The hands clasped together are also used as a religious symbol, as they are also a sign of friendship when you shake hands with a friend. Many organizations have a special secret handclasp which lets others know that you and he belong to the same group. (If any of you are scouts, you know the handclasp scouts use.) The hand used in this way is considered to be a symbol, or sign, of brotherhood. It is a sign which reminds us that all men are brothers. This is an important part of many religions today and is something which we often talk about in our own church.

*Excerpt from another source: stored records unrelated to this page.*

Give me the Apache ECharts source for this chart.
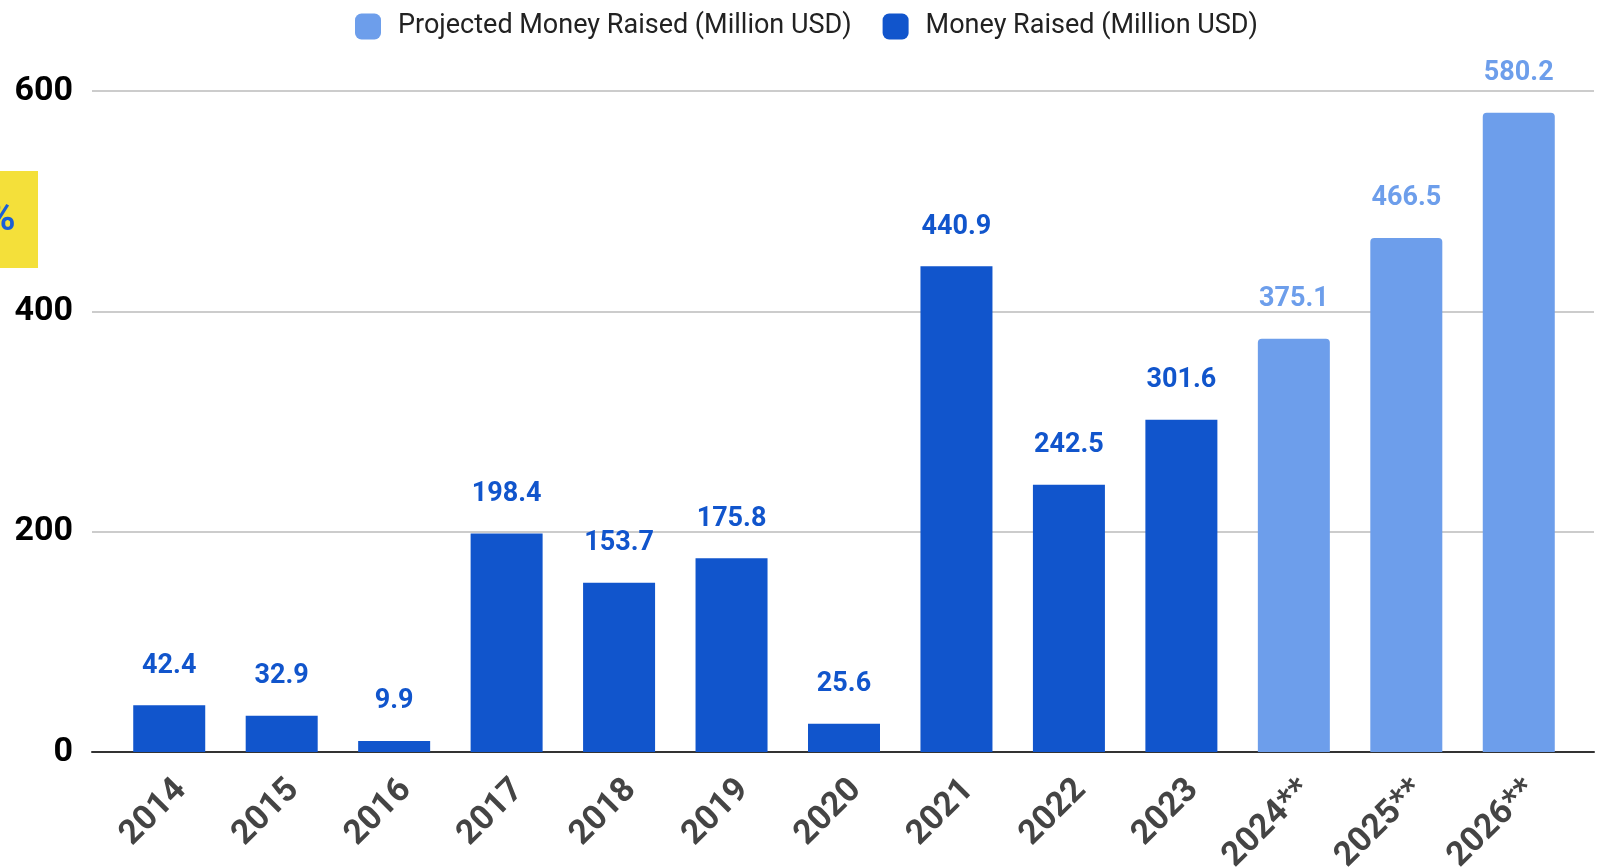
<!DOCTYPE html>
<html>
<head>
<meta charset="utf-8">
<title>Money Raised</title>
<script src="https://cdn.jsdelivr.net/npm/echarts@6/dist/echarts.min.js"></script>
<style>
  html, body { margin: 0; padding: 0; background: #fff; }
  #chart { width: 1600px; height: 868px; }
</style>
</head>
<body>
<div id="chart"></div>
<script>
// data
var years = ['2014', '2015', '2016', '2017', '2018', '2019', '2020', '2021', '2022', '2023', '2024**', '2025**', '2026**'];
var raised = [42.4, 32.9, 9.9, 198.4, 153.7, 175.8, 25.6, 440.9, 242.5, 301.6, null, null, null];
var projected = [null, null, null, null, null, null, null, null, null, null, 375.1, 466.5, 580.2];
var yTicks = [0, 200, 400, 600];

var darkBlue = '#1155cc';
var lightBlue = '#6d9eeb';
var font = 'Roboto, Arial, sans-serif';

var chart = echarts.init(document.getElementById('chart'));

var option = {
  animation: false,
  textStyle: { fontFamily: font },
  legend: {
    top: 8,
    left: 350,
    itemWidth: 26,
    itemHeight: 26,
    itemGap: 31,
    icon: 'roundRect',
    textStyle: { fontSize: 27, color: '#222', padding: [0, 0, 0, 12] },
    data: ['Projected Money Raised (Million USD)', 'Money Raised (Million USD)']
  },
  // grid 0 holds the bars, grid 1 is wider and holds gridlines / baseline
  grid: [
    { left: 113, right: 25, top: 91, bottom: 116, outerBoundsMode: 'none' },
    { left: 92, right: 6, top: 91, bottom: 116, outerBoundsMode: 'none' }
  ],
  xAxis: [
    {
      type: 'category',
      gridIndex: 0,
      data: years,
      axisLine: { show: false },
      axisTick: { show: false },
      axisLabel: {
        rotate: 45,
        margin: 21,
        fontSize: 34,
        fontWeight: 'bold',
        color: '#444',
        verticalAlign: 'top'
      }
    },
    {
      type: 'value',
      gridIndex: 1,
      min: 0,
      max: 1,
      axisLine: { show: true, onZero: false, lineStyle: { color: '#333', width: 2 } },
      axisTick: { show: false },
      axisLabel: { show: false },
      splitLine: { show: false }
    }
  ],
  yAxis: [
    {
      type: 'value',
      gridIndex: 0,
      min: yTicks[0],
      max: yTicks[yTicks.length - 1],
      interval: 200,
      axisLine: { show: false },
      axisTick: { show: false },
      axisLabel: { show: false },
      splitLine: { show: false }
    },
    {
      type: 'value',
      gridIndex: 1,
      min: yTicks[0],
      max: yTicks[yTicks.length - 1],
      interval: 200,
      axisLine: { show: false },
      axisTick: { show: false },
      axisLabel: { fontSize: 34, fontWeight: 'bold', color: '#000', margin: 19 },
      splitLine: { lineStyle: { color: '#ccc', width: 2 } }
    }
  ],
  series: [
    {
      name: 'Projected Money Raised (Million USD)',
      type: 'bar',
      xAxisIndex: 0,
      yAxisIndex: 0,
      barWidth: 72,
      barGap: '-100%',
      data: projected,
      itemStyle: { color: lightBlue, borderRadius: [4, 4, 0, 0] },
      label: {
        show: true,
        position: 'top',
        distance: 26,
        fontSize: 27,
        fontWeight: 'bold',
        color: lightBlue
      }
    },
    {
      name: 'Money Raised (Million USD)',
      type: 'bar',
      xAxisIndex: 0,
      yAxisIndex: 0,
      barWidth: 72,
      barGap: '-100%',
      data: raised,
      itemStyle: { color: darkBlue },
      label: {
        show: true,
        position: 'top',
        distance: 26,
        fontSize: 27,
        fontWeight: 'bold',
        color: darkBlue
      }
    }
  ],
  // yellow tag cut off at the left edge
  graphic: [
    {
      type: 'rect',
      left: 0,
      top: 171,
      shape: { width: 38, height: 97 },
      style: { fill: '#f4e03a' }
    },
    {
      type: 'text',
      left: -14,
      top: 200,
      style: { text: '%', fontSize: 40, fontWeight: 'bold', fill: '#1a5fd6', fontFamily: font }
    }
  ]
};

chart.setOption(option);
</script>
</body>
</html>
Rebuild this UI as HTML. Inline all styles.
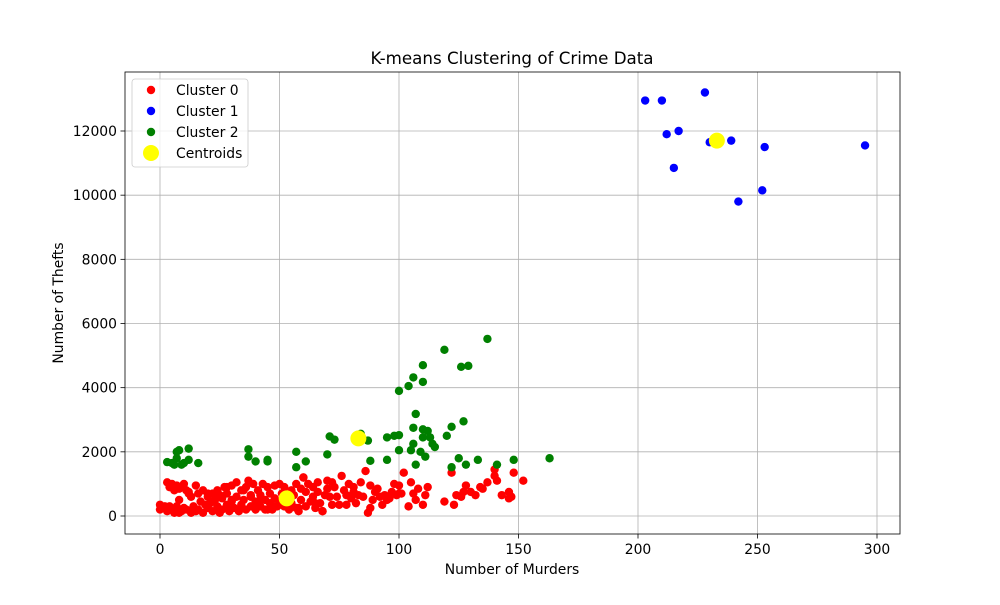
<!DOCTYPE html>
<html><head><meta charset="utf-8"><style>
body{margin:0;background:#fff;font-family:"Liberation Sans","DejaVu Sans",sans-serif}
svg text{font-family:"DejaVu Sans","Liberation Sans",sans-serif}
</style></head><body>
<svg id="chart" width="1000" height="600">
<rect width="1000" height="600" fill="#fff"/>
<g id="grid"></g><g id="marks"></g><g id="axes"></g>
</svg>
<script>
const xTicks=[0,50,100,150,200,250,300];
const yTicks=[0,2000,4000,6000,8000,10000,12000];
const c0x=[0,0,1,2,3,3,4,4,5,5,6,6,7,7,8,8,9,9,10,10,11,11,12,13,13,14,15,15,16,16,17,18,18,19,20,20,21,22,22,23,24,24,25,26,26,27,28,28,29,30,30,31,32,32,33,34,34,35,36,36,37,38,38,39,40,40,41,42,42,43,44,44,45,46,46,47,48,48,49,50,50,51,52,52,53,54,55,55,56,57,57,58,59,59,60,61,61,62,63,64,64,65,66,66,67,68,69,70,70,71,72,72,73,74,75,76,77,78,79,80,81,81,82,83,84,85,86,87,88,89,90,91,92,93,94,95,96,97,98,99,100,100,101,102,104,105,106,107,108,110,111,112,119,122,123,124,126,127,128,130,132,134,135,137,140,140,141,143,146,146,147,148,152,60,30,20,45,8,25,35,55,65,48,12,28,38,58,68,78,88,42];
const c0y=[350,200,250,300,150,1050,900,300,1000,200,800,100,950,300,850,100,900,150,1000,250,800,200,750,600,100,300,150,950,200,700,450,100,800,350,600,250,400,700,150,500,800,300,650,200,550,900,350,700,150,950,450,250,1050,600,150,800,350,500,900,200,1100,600,300,1000,450,200,800,650,300,1000,500,200,900,400,700,200,950,550,300,1000,450,700,300,900,550,200,800,400,650,250,1000,150,850,500,1200,300,750,1000,450,600,900,250,750,1050,400,150,650,1100,850,600,350,1050,900,600,350,1250,800,650,1000,550,750,900,400,650,1050,600,1400,100,950,500,750,850,600,350,650,500,550,750,1000,650,700,950,700,1350,300,1050,700,500,850,350,650,900,450,1350,350,650,600,750,950,750,650,900,850,1050,1450,1250,1100,650,550,750,600,1350,1100,1200,500,700,200,500,100,800,600,400,300,700,900,650,250,150,350,250,500,700,400,250,450];
const c1x=[203,210,212,217,228,230,215,239,242,252,253,295];
const c1y=[12950,12950,11900,12000,13200,11650,10850,11700,9800,10150,11500,11550];
const c2x=[3,5,6,7,8,7,9,10,12,12,16,37,37,40,45,45,57,57,61,70,71,73,84,87,88,95,95,98,100,100,100,104,105,106,106,106,107,107,109,110,110,110,110,111,112,113,114,115,119,120,122,122,125,126,127,128,129,133,137,141,148,163];
const c2y=[1680,1650,1600,2000,2050,1800,1600,1650,2100,1750,1650,2080,1850,1700,1750,1700,2000,1520,1700,1920,2480,2380,2560,2350,1720,2450,1750,2500,2520,3900,2050,4050,2050,4320,2750,2250,3180,1600,2000,4700,4180,2700,2450,1850,2650,2450,2250,2150,5180,2500,2780,1520,1800,4650,2950,1600,4680,1750,5520,1600,1750,1800];
const cenX=[53,83,233];
const cenY=[550,2420,11700];
const L=125,R=900,T=72,B=534;
const X=v=>160+(v)*717/300;
const Y=v=>516-v*385/12000;
const NS="http://www.w3.org/2000/svg";
function mk(t,a,p){const e=document.createElementNS(NS,t);for(const k in a)e.setAttribute(k,a[k]);p.appendChild(e);return e;}
const grid=document.getElementById('grid'),marks=document.getElementById('marks'),axes=document.getElementById('axes');
xTicks.forEach(v=>{
 const g=mk('line',{x1:X(v),x2:X(v),y1:T,y2:B,stroke:'#b0b0b0','stroke-width':0.8},grid);
 
 
 mk('line',{x1:X(v),x2:X(v),y1:B,y2:B+4.5,stroke:'#000','stroke-width':0.8},axes);
 const t=mk('text',{x:X(v),y:B+20,'text-anchor':'middle','font-size':13.9,fill:'#000'},axes);t.textContent=v;
 
 
});
yTicks.forEach(v=>{
 const g=mk('line',{x1:L,x2:R,y1:Y(v),y2:Y(v),stroke:'#b0b0b0','stroke-width':0.8},grid);
 
 
 mk('line',{x1:L-4.5,x2:L,y1:Y(v),y2:Y(v),stroke:'#000','stroke-width':0.8},axes);
 const t=mk('text',{x:L-8,y:Y(v)+5,'text-anchor':'end','font-size':13.9,fill:'#000'},axes);t.textContent=v;
 
 
});
function pts(xs,ys,col,r,name){xs.forEach((v,i)=>{const c=mk('circle',{cx:X(v),cy:Y(ys[i]),r:r,fill:col},marks);
 
 });}
pts(c0x,c0y,'#ff0000',4.2,'cluster-0-point');
pts(c1x,c1y,'#0000ff',4.2,'cluster-1-point');
pts(c2x,c2y,'#008000',4.2,'cluster-2-point');
pts(cenX,cenY,'#ffff00',8,'centroid-point');
mk('rect',{x:L,y:T,width:R-L,height:B-T,fill:'none',stroke:'#000','stroke-width':0.8},axes);
function txt(s,a,name){const t=mk('text',a,axes);t.textContent=s;
 
 return t;}
txt('K-means Clustering of Crime Data',{x:512,y:64,'text-anchor':'middle','font-size':16.7},'chart-title');
txt('Number of Murders',{x:512,y:574,'text-anchor':'middle','font-size':13.9},'x-axis-title');
txt('Number of Thefts',{x:63,y:303,'text-anchor':'middle','font-size':13.9,transform:'rotate(-90 63 303)'},'y-axis-title');
const lg=mk('g',{},axes);


mk('rect',{x:132,y:79,width:116,height:88,rx:3,fill:'#fff','fill-opacity':0.8,stroke:'#ccc','stroke-width':0.8},lg);
const labs=['Cluster 0','Cluster 1','Cluster 2','Centroids'],cols=['#ff0000','#0000ff','#008000','#ffff00'],rs=[4.2,4.2,4.2,8];
labs.forEach((s,i)=>{const y=90+i*21;mk('circle',{cx:151,cy:y,r:rs[i],fill:cols[i]},lg);
 const t=mk('text',{x:176,y:y+5,'font-size':13.9},lg);t.textContent=s;
 
 });
</script>
</body></html>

So it is that the hand, which can do so many things for others and through which so much is done for each of you, can remind us of certain things our churches teach: prayer through which we strive to realize the best; service through which we work to share what we have with those who need the things we share; and brotherhood by which we say that all men everywhere are a part of the human family. All men are brothers, to serve each other, and in part to do this by using that wonderful part of our bodies — the hand.
Things to Do
- On sheets of paper attached to the wall make hand prints of your own hands. Do you notice that each hand is different? Some are large; some are small. Some are wide, and some are thin. Some have fingers that are long, and some fingers are short. Each of us is different from every one else, but the differences are not as important as the things that are alike. Hands large and small can work for good or evil. It is we who make the choice of what our hands will do.
- Your teacher will help you look up hands in the concordance of a Bible, so that you can see some of the things that were said of hands many years ago. Choose a verse that you like after you have looked them up and print it in your very best handwriting; then decorate it. You will have an old‑fashioned motto you can hang in your room to remind you of what you have been studying.
Things to Do at Home
- Make a booklet, drawing your own hand on the cover. Put in it the pictures you have found of hands doing things, and write in it some of the ideas that have come to you while working on this unit.